Location is not at issue, but belonging.
No, location is at issue in the first clause. The audience has no idea what the location is when Pan steps out onto the stage. He has to tell them. He says:
Τῆς Ἀττικῆς νομίζετ᾽ εἶναι τὸν τόπον
Φυλήν,
"Consider the location to be part of Attica -- Phyle . . . "
Phyle is in fact part of Attica. Pan doesn't say that the audience believes the location belongs to the Athenians, or the "Attics" -- the first clause says nothing about whom the location belongs to, just where it is. The Phylasians are "Attics" themselves. Actually, they are Athenians. All of the inhabitants of Attica, leaving aside metics and slaves, were citizens of Athens, and referred to as "Athenians," not "Attics." ἡ Ἀττική is a region, not a group of people.
Pan goes on to add that the nymphaeum belongs to the Phylasians. If δ᾽ draws a contrast here, it's between the general location and the nymphaeum itself--a very weak contrast that doesn't amount to anything more than a connective. If he had wanted to draw a contrast between what the audience thinks and what is in fact true, he would have to have been more explicit, and there's no point to such a contrast here. There's no point to be made here in insisting that Phyle belongs to the Phylasians, not the Athenians--otherwise, you would expect some explanation why it would be necessary to correct the audience's misperception.
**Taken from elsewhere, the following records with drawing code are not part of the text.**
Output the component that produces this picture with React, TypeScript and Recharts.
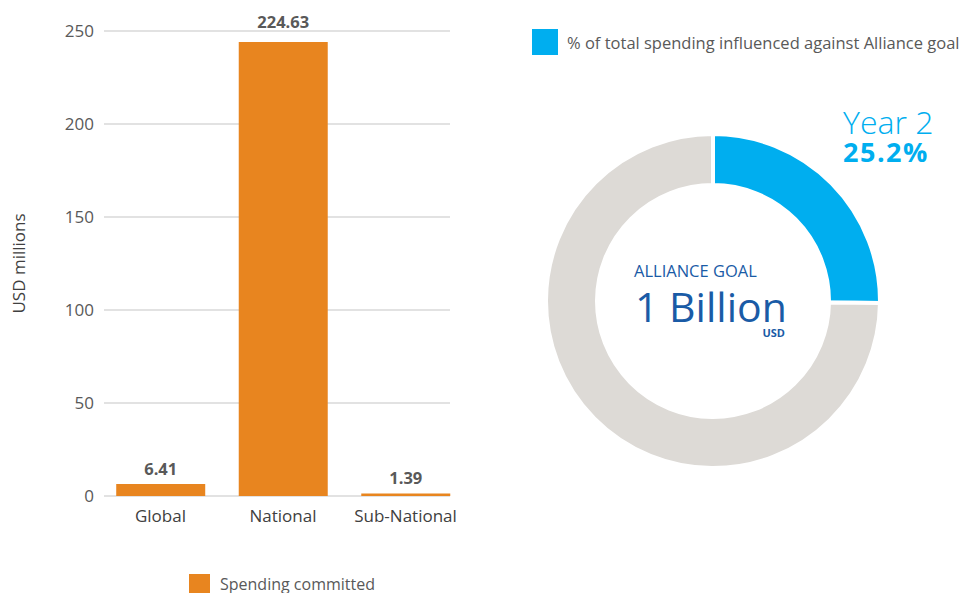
import { BarChart, Bar, XAxis, YAxis, CartesianGrid, LabelList, PieChart, Pie, Cell } from 'recharts';

const categories = ['Global', 'National', 'Sub-National'];
// bar heights as drawn in the source (National bar is drawn taller than its label)
const spending = [6.41, 244.1, 1.39];
const spendingLabels = ['6.41', '224.63', '1.39'];
const yTicks = [0, 50, 100, 150, 200, 250];

const shareNames = ['% of total spending influenced against Alliance goal', 'Remaining'];
const shareValues = [25.2, 74.8];

const FONT = '"Open Sans", sans-serif';
const ORANGE = '#E8851F';
const BLUE = '#00AEEF';
const GREY = '#DDDAD6';
const NAVY = '#1A5BA6';
const TEXT = '#595959';

const barData = categories.map((name, i) => ({ x: i, name, value: spending[i], label: spendingLabels[i] }));
const pieData = shareNames.map((name, i) => ({ name, value: shareValues[i] }));

// donut centre in page coordinates
const CX = 713;
const CY = 301;

function ValueLabel(props: any) {
  const { x, y, width, value } = props;
  // the tall bar's label sits a little higher, clear of the top gridline
  const lift = y < 60 ? 14 : 9;
  return (
    <text x={x + width / 2} y={y - lift} textAnchor="middle" fill={TEXT} fontSize={16.5} fontWeight="bold" fontFamily={FONT}>
      {value}
    </text>
  );
}

export default function App() {
  return (
    <div style={{ position: 'absolute', left: 0, top: 0, width: 960, height: 593, background: '#fff', fontFamily: FONT, overflow: 'hidden' }}>
      <div style={{ position: 'absolute', left: 0, top: 0 }}>
        <BarChart width={480} height={593} data={barData} margin={{ top: 31, right: 30, bottom: 67, left: 30 }}>
          <CartesianGrid vertical={false} stroke="#D9D9D9" strokeWidth={1.5} />
          <XAxis
            type="number"
            dataKey="x"
            domain={[-0.461, 2.363]}
            ticks={[0, 1, 2]}
            tickFormatter={(v: number) => categories[v]}
            axisLine={false}
            tickLine={false}
            tickMargin={8}
            height={30}
            tick={{ fill: '#404040', fontSize: 17, fontFamily: FONT }}
            interval={0}
          />
          <YAxis
            domain={[0, 250]}
            ticks={yTicks}
            axisLine={false}
            tickLine={false}
            width={74}
            tickMargin={4}
            tick={{ fill: TEXT, fontSize: 17, fontFamily: FONT }}
            label={{ value: 'USD millions', angle: -90, position: 'insideLeft', offset: -11, fill: '#404040', fontSize: 17, fontFamily: FONT, style: { textAnchor: 'middle' } }}
          />
          <Bar dataKey="value" name="Spending committed" fill={ORANGE} barSize={89} isAnimationActive={false}>
            <LabelList dataKey="label" content={ValueLabel} />
          </Bar>
        </BarChart>
      </div>
      <div style={{ position: 'absolute', left: 189, top: 573, display: 'flex', alignItems: 'center', whiteSpace: 'nowrap' }}>
        <span style={{ width: 21, height: 21, background: ORANGE, display: 'inline-block' }} />
        <span style={{ marginLeft: 10, fontSize: 16, color: TEXT }}>Spending committed</span>
      </div>

      <div style={{ position: 'absolute', left: 480, top: 0 }}>
        <PieChart width={480} height={593} margin={{ top: 0, right: 0, bottom: 0, left: 0 }}>
          <Pie
            data={pieData}
            dataKey="value"
            cx={CX - 480}
            cy={CY}
            innerRadius={116}
            outerRadius={167}
            startAngle={90}
            endAngle={-270}
            stroke="#fff"
            strokeWidth={4}
            isAnimationActive={false}
          >
            <Cell fill={BLUE} />
            <Cell fill={GREY} />
          </Pie>
        </PieChart>
      </div>
      <div style={{ position: 'absolute', left: 532, top: 29, display: 'flex', alignItems: 'center', whiteSpace: 'nowrap' }}>
        <span style={{ width: 26, height: 26, background: BLUE, display: 'inline-block' }} />
        <span style={{ marginLeft: 9, fontSize: 16.5, color: TEXT }}>{shareNames[0]}</span>
      </div>
      <svg width={960} height={593} style={{ position: 'absolute', left: 0, top: 0, pointerEvents: 'none' }} fontFamily={FONT}>
        <text x={CX - 79} y={CY - 24} fill={NAVY} fontSize={16.5}>ALLIANCE GOAL</text>
        <text x={CX - 78} y={CY + 21} fill={NAVY} fontSize={41}>1 Billion</text>
        <text x={CX + 72} y={CY + 36} fill={NAVY} fontSize={11} fontWeight="bold" textAnchor="end">USD</text>
        <text x={CX + 130} y={CY - 167} fill={BLUE} fontSize={32} fontWeight={300}>Year 2</text>
        <text x={CX + 130} y={CY - 139} fill={BLUE} fontSize={27} fontWeight="bold" letterSpacing={1.5}>{shareValues[0]}%</text>
      </svg>
    </div>
  );
}
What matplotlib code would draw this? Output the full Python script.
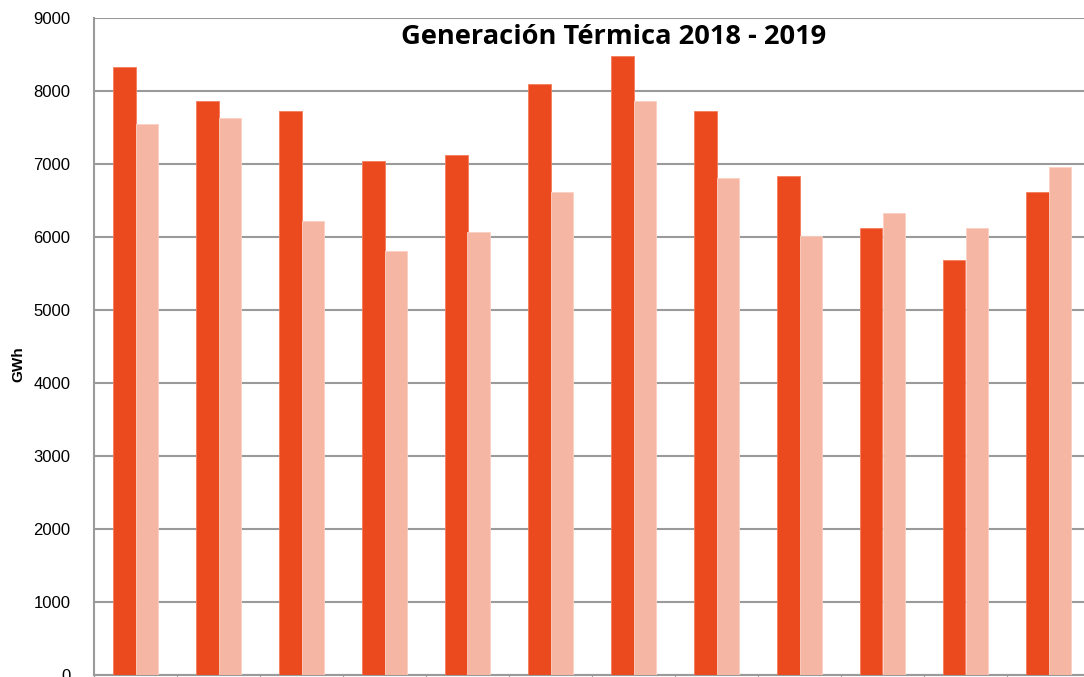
import matplotlib
matplotlib.use("Agg")
import matplotlib.pyplot as plt
import numpy as np

# monthly thermal generation, GWh
months = ["Ene", "Feb", "Mar", "Abr", "May", "Jun",
          "Jul", "Ago", "Sep", "Oct", "Nov", "Dic"]
gen_2018 = [8330, 7865, 7725, 7045, 7130, 8095, 8475, 7725, 6830, 6130, 5690, 6610]
gen_2019 = [7545, 7635, 6220, 5815, 6065, 6615, 7865, 6815, 6020, 6335, 6125, 6955]

c2018 = "#EA4A1D"
c2019 = "#F6B6A4"

fig = plt.figure(figsize=(10.84, 6.77), dpi=100)
ax = fig.add_axes([94 / 1084, 2 / 677, 996 / 1084, 657 / 677])

x = np.arange(len(months))
w = 0.277
ax.bar(x - w / 2, gen_2018, width=w, color=c2018, edgecolor="#F47C5C", linewidth=0.6, zorder=3)
ax.bar(x + w / 2, gen_2019, width=w, color=c2019, edgecolor="#FAD0C2", linewidth=0.6, zorder=3)

ax.set_xlim(-0.5, len(months) - 0.5)
ax.set_ylim(0, 9000)
ax.set_yticks(np.arange(0, 9001, 1000))
ax.yaxis.grid(True, color="#9a9a9a", linewidth=1.5, zorder=0)
ax.set_axisbelow(True)

# category boundary ticks only, no labels
ax.set_xticks(np.arange(-0.5, len(months), 1.0))
ax.set_xticklabels([])
ax.tick_params(axis="x", length=5, color="#9a9a9a")
ax.tick_params(axis="y", length=0, pad=17, labelsize=12)
for lab in ax.get_yticklabels():
    lab.set_family("Liberation Sans")

for s in ["left", "bottom"]:
    ax.spines[s].set_color("#9a9a9a")
    ax.spines[s].set_linewidth(1.5)
for s in ["top", "right"]:
    ax.spines[s].set_visible(False)

fig.text(614 / 1084, 1 - 37 / 677, "Generación Térmica 2018 - 2019",
         ha="center", va="center", fontsize=19.6, fontweight="bold",
         family="Open Sans")
fig.text(18 / 1084, 1 - 364 / 677, "GWh", rotation=90, ha="center", va="center",
         fontsize=11, fontweight="bold", family="Liberation Sans")

fig.savefig("out.png", dpi=100)
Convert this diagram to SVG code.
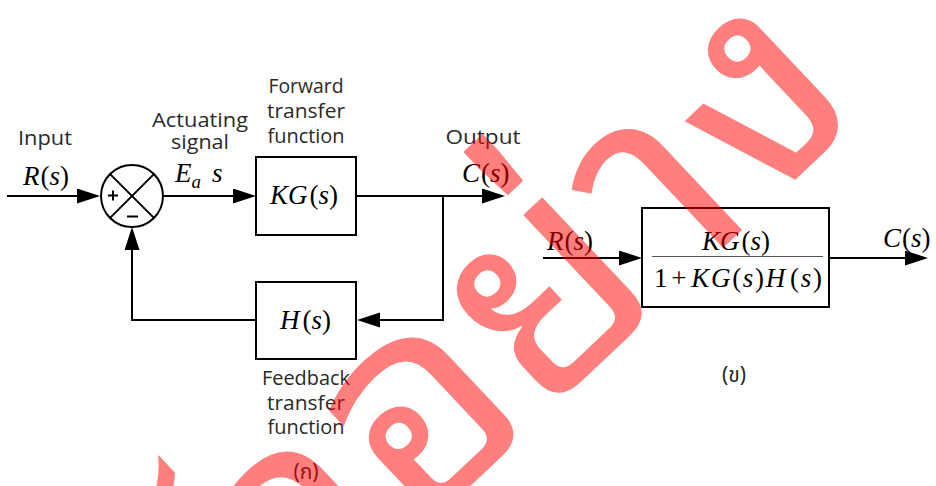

νομίζω doesn't seem like the sort of word that you would use about something temporary like a stage.
Why not? "Consider the location to be part of Attica -- Phyle." Seems perfectly natural to me. What word would you use to tell the audience where to consider the scene to be set?
Menander sets his shrine to Pan next to a field, not on a cliffside.
The field is to the right, as the next verse establishes. The nymphaeum seems to be center stage.
This isn't a closely based on a real location.
What makes you think that? He's very specific about where the scene is set--Phyle, a village in Attica. Is there any reason why the nymphaeum is not well-known to the audience? Nymphaeums were typically natural grottoes or caves, at least before structures were built around them, which is Scribo's point. They would generally not be open to view. And while "open to view" is not impossible, in context it seems as if Pan is telling the audience to imagine the scene at a place that was well-known to them.